Declan Walsh, the New York Times' Islamabad bureau chief, was kicked out of Pakistan on the eve of May's election. Alamy

A Pakistani political party is demanding the New York Times (NYSE:NYT) apologize for a story by Islamabad bureau chief Declan Walsh in seven days or pay $10 million in damages.

Walsh, who was forced to leave Pakistan on the eve of national elections in May, has continued to cover the country in which he spent nine years reporting, but he has been filing stories with a London dateline.

The Muttahida Qaumi Movement, a Karachi-based political party that has often turned to violence, denounced Walsh’s Sept. 12 story on the group’s founder, Altaf Hussain, as “baseless” in a message posted to its website earlier this week.

The MQM said it had a lawyer deliver a legal notice to the Times.

“We received a notice from a law firm, not a lawsuit,” a Times spokeswoman told International Business Times, “and we won’t comment.”

Walsh was suddenly ousted from Pakistan last May when officers from the Interior Ministry arrived at his home with a two-sentence letter informing him his visa was revoked.

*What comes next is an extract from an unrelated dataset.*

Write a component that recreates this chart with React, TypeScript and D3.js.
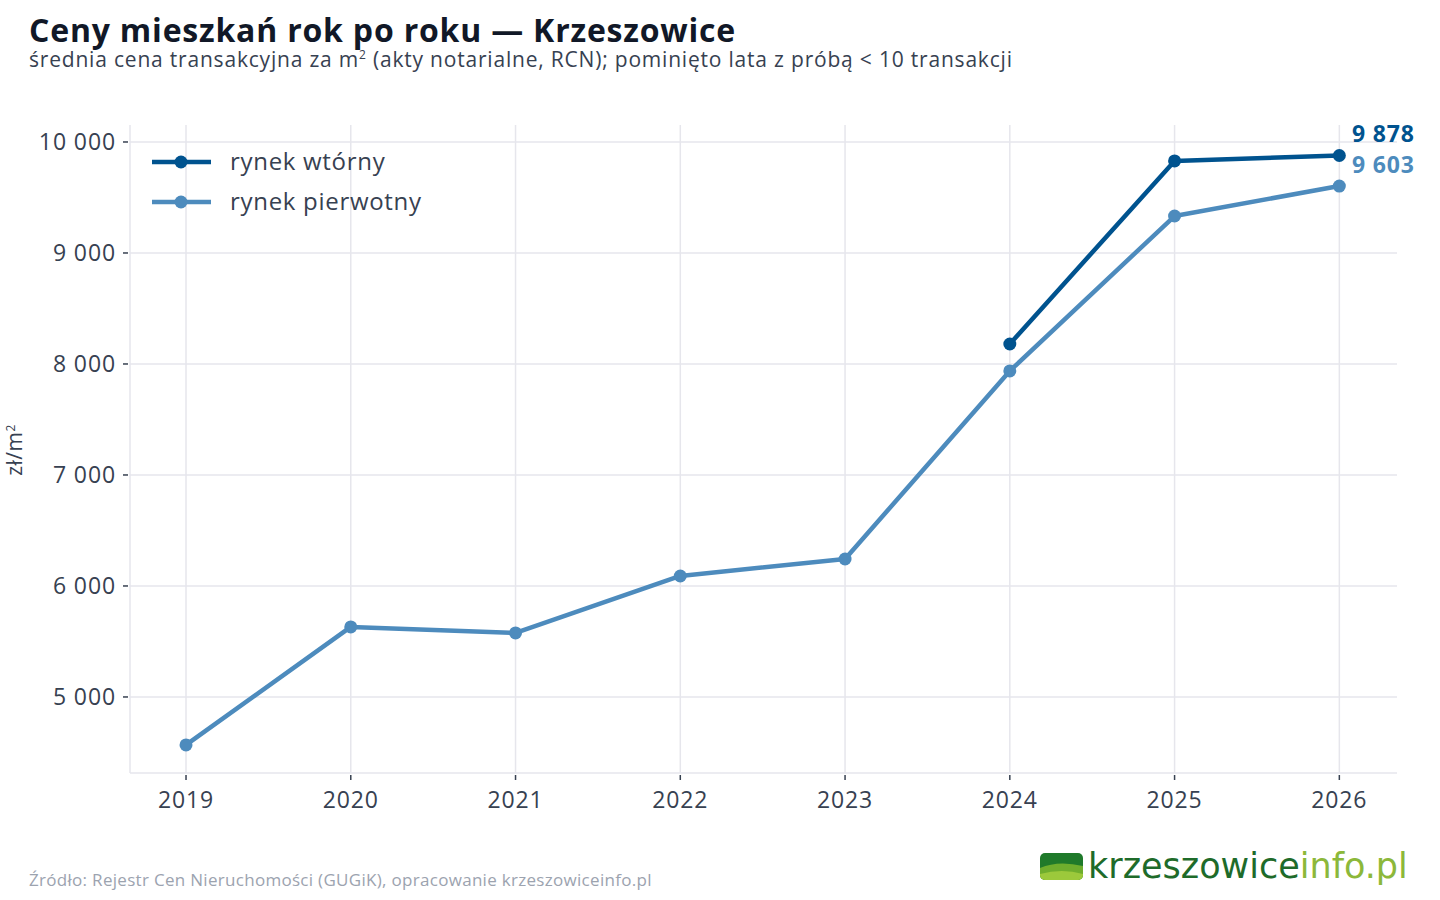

Executive Editor Jill Abramson wrote a letter to Interior Minister Malik Muhammad Habib Khan, describing her reporter as one of “integrity who has at all times offered balanced, nuanced and factual reporting on Pakistan.”

The paper has repeatedly asked for his visa to be reinstated.

The expulsion surprised many, including the Committee to Protect Journalists’ Bob Dietz. He told IBTimes that Pakistan’s press is more aggressive than it has ever been, and Walsh’s ouster seemed to be the work of a politician personally offended by a story.